The Inquirer editorial board is incensed that the legislature is even thinking about enforcing state law. Do they even bother to look at the facts? Of course not. Facts are optional in today’s journalism:
Pennsylvania legislators, forever beholden to the gun lobby it seems, want to kill lost-or-stolen ordinances enacted by a number of Pennsylvania towns to help fight illegal gun trafficking.
The ordinances, passed by 30 communities, require lawful gun owners to report it to police when their firearms have been lost or stolen.
Can the Inquirer name a single case where any of these towns or cities have used to ordinance to go after straw buyers? Can they even name a case of anyone being fined? No, they can’t. They can’t because to the best of my knowledge, this critical, badly needed law has never been used. That’s rather shocking when anti-gun activists and anti-gun politicians acted like the sky was going to fall if they didn’t pass these ordinances.

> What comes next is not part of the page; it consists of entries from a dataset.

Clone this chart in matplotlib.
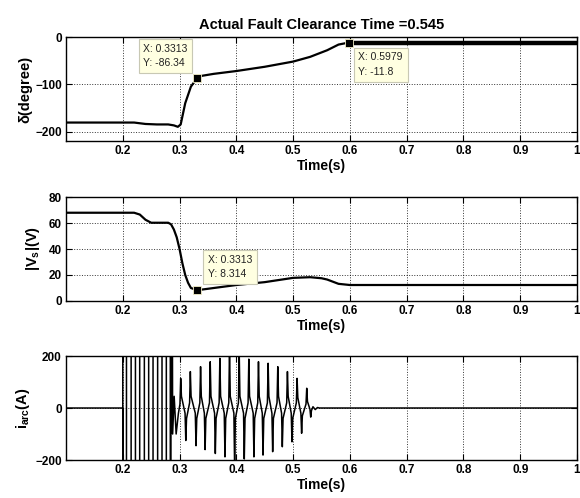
import numpy as np
import matplotlib
matplotlib.use("Agg")
import matplotlib.pyplot as plt

plt.rcParams['font.family'] = ['Liberation Sans', 'DejaVu Sans']
plt.rcParams['mathtext.fontset'] = 'custom'
plt.rcParams['mathtext.rm'] = 'Liberation Sans:bold'
plt.rcParams['mathtext.it'] = 'Liberation Sans:bold'
plt.rcParams['mathtext.bf'] = 'Liberation Sans:bold'

# rotor angle delta (degree)
t_delta = [0.1, 0.2, 0.22, 0.24, 0.26, 0.28, 0.29, 0.297, 0.302, 0.31, 0.32, 0.3313,
           0.34, 0.36, 0.4, 0.45, 0.5, 0.53, 0.56, 0.58, 0.5979, 0.7, 0.8, 0.9, 1.0]
delta = [-181, -181, -181, -184, -185, -185, -187, -190, -185, -140, -105, -86.34,
         -82, -78, -72, -63, -52, -42, -28, -16, -11.8, -11.8, -11.8, -11.8, -11.8]

# terminal voltage |Vs| (V)
t_vs = [0.1, 0.22, 0.23, 0.24, 0.25, 0.28, 0.285, 0.29, 0.295, 0.30, 0.305, 0.31,
        0.315, 0.32, 0.3313, 0.4, 0.45, 0.5, 0.53, 0.55, 0.56, 0.58, 0.6, 0.8, 1.0]
vs = [67.9, 67.9, 66.5, 62.5, 60.2, 60.2, 59, 55, 49, 40, 29, 20,
      14, 10, 8.314, 12.3, 14.5, 17.8, 18.3, 17.5, 16.5, 13.2, 12.3, 12.3, 12.3]

# arc current (A): first part swings far off the +-200 scale
B = 1000
t_arc_start = [0.1, 0.2, 0.2, 0.2, 0.2065, 0.2065, 0.2147, 0.2147, 0.2223, 0.2223,
               0.2298, 0.2298, 0.238, 0.238, 0.2456, 0.2456, 0.2533, 0.2533, 0.2614, 0.2614,
               0.2691, 0.2691, 0.2767, 0.2767, 0.2837, 0.2837, 0.2845, 0.285, 0.2862, 0.2868,
               0.2878, 0.2905, 0.294, 0.298]
i_arc_start = [0, 0, -B, B, B, -B, -B, B, B, -B,
               -B, B, B, -B, -B, B, B, -B, -B, B,
               B, -B, -B, B, B, -B, -B, B, -95, B,
               -100, 45, -100, -20]
# decaying oscillation: spike times, spike peaks, level just before / after each spike
spike_t = [0.302, 0.311, 0.319, 0.329, 0.337, 0.345, 0.354, 0.363, 0.371, 0.380,
           0.388, 0.397, 0.405, 0.414, 0.422, 0.431, 0.439, 0.447, 0.456, 0.464,
           0.473, 0.481, 0.490, 0.498, 0.507, 0.515, 0.524, 0.531]
spike_v = [114, -125, 140, -145, 159, -160, 178, -175, 191, -188,
           230, -230, 225, -196, 188, -188, 178, -181, 172, -168,
           159, -149, 140, -130, 114, -97, 76, -35]
pre_v = [15, -20, 20, -20, 20, -20, 20, -20, 20, -20,
         20, -20, 20, -20, 20, -20, 20, -20, 20, -20,
         20, -20, 20, -20, 20, -20, 15, -5]
post_v = [45, -40, 45, -40, 45, -40, 45, -40, 45, -40,
          45, -40, 45, -40, 45, -40, 45, -40, 45, -40,
          45, -40, 45, -40, 40, -30, 25, -10]
t_arc_end = [0.535, 0.539, 0.543, 0.546, 1.0]
i_arc_end = [5, -6, 2, 0, 0]

x_ticks = [0.2, 0.3, 0.4, 0.5, 0.6, 0.7, 0.8, 0.9, 1.0]
x_ticklabels = ['0.2', '0.3', '0.4', '0.5', '0.6', '0.7', '0.8', '0.9', '1']

# data tips
tips1 = [(0.3313, -86.34, 'X: 0.3313\nY: -86.34', 'ul'),
         (0.5979, -11.8, 'X: 0.5979\nY: -11.8', 'lr')]
tips2 = [(0.3313, 8.314, 'X: 0.3313\nY: 8.314', 'ur')]

# build arc current polyline
t_arc = list(t_arc_start)
i_arc = list(i_arc_start)
w = 0.0013
for ts, vp, a, b in zip(spike_t, spike_v, pre_v, post_v):
    t_arc += [ts - w, ts, ts + w]
    i_arc += [a, vp, b]
t_arc += t_arc_end
i_arc += i_arc_end

fig = plt.figure(figsize=(5.8, 4.98), dpi=100)
ax1 = fig.add_axes([0.1138, 0.7169, 0.881, 0.2088])
ax2 = fig.add_axes([0.1138, 0.3956, 0.881, 0.2088])
ax3 = fig.add_axes([0.1138, 0.0763, 0.881, 0.2088])

t_delta = np.array(t_delta)
delta = np.array(delta)
ax1.plot(t_delta, delta, color='k', lw=1.6)
m = t_delta >= 0.5979
ax1.plot(t_delta[m], delta[m], color='k', lw=3.2)
ax1.set_ylim(-220, 0)
ax1.set_yticks([-200, -100, 0])
ax1.set_ylabel('δ(degree)', fontsize=10.5, fontweight='bold', labelpad=2)
ax1.set_title('Actual Fault Clearance Time =0.545', fontsize=10.5, fontweight='bold', pad=6)

ax2.plot(t_vs, vs, color='k', lw=1.6)
ax2.set_ylim(0, 80)
ax2.set_yticks([0, 20, 40, 60, 80])
ax2.set_ylabel('|V$_s$|(V)', fontsize=10.5, fontweight='bold', labelpad=5)

ax3.plot(t_arc, i_arc, color='k', lw=1.1)
ax3.set_ylim(-200, 200)
ax3.set_yticks([-200, 0, 200])
ax3.set_ylabel('i$_{arc}$(A)', fontsize=10.5, fontweight='bold', labelpad=2)

for ax in (ax1, ax2, ax3):
    ax.set_xlim(0.1, 1.0)
    ax.set_xticks(x_ticks)
    ax.set_xticklabels(x_ticklabels)
    ax.tick_params(direction='in', length=4, width=0.8, top=True, right=True,
                   labelsize=8.5, pad=3)
    for lab in ax.get_xticklabels() + ax.get_yticklabels():
        lab.set_fontweight('bold')
    ax.grid(True, linestyle=':', color='k', lw=0.7, alpha=0.8)
    ax.set_xlabel('Time(s)', fontsize=10, fontweight='bold', labelpad=1)
    for s in ax.spines.values():
        s.set_linewidth(1.0)

offsets = {'ul': ((-7, 6.8), 'right', 'bottom'),
           'lr': ((7, -7), 'left', 'top'),
           'ur': ((7.5, 7.7), 'left', 'bottom')}
for ax, tips in ((ax1, tips1), (ax2, tips2)):
    for x, y, txt, pos in tips:
        ax.plot([x], [y], marker='s', color='k', ms=5.5, mec='#f5f0c8', mew=0.6, zorder=8)
        off, ha, va = offsets[pos]
        ax.annotate(txt, (x, y), xytext=off, textcoords='offset points', ha=ha, va=va,
                    multialignment='left', fontsize=7.5, linespacing=1.6, color='#222222',
                    zorder=6,
                    bbox=dict(boxstyle='square,pad=0.45', fc='#ffffe1', ec='#c8c8b4', lw=0.8))

fig.savefig('out.png', dpi=100)
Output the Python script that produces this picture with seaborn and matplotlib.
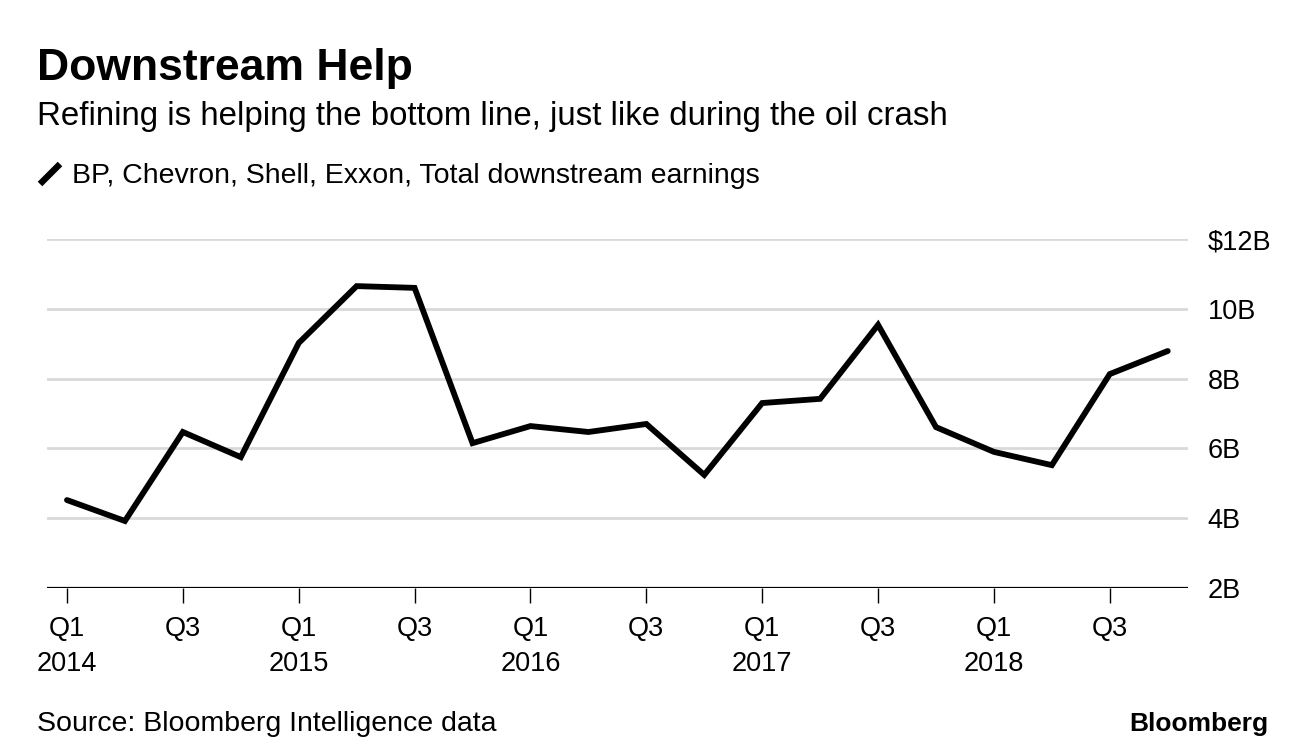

I am also amazed that the Inquirer has the temerity to suggest Pennsylvania does not have adequate “straw buyer” laws, when it imposes felony sentences on the behavior, and the state outlaws all private transfers of handguns, and has since 1934. Very few other states have such a restriction. If the Inquirer wants to editorialize like these laws don’t exist, pardon us if we get busy working to make that a reality.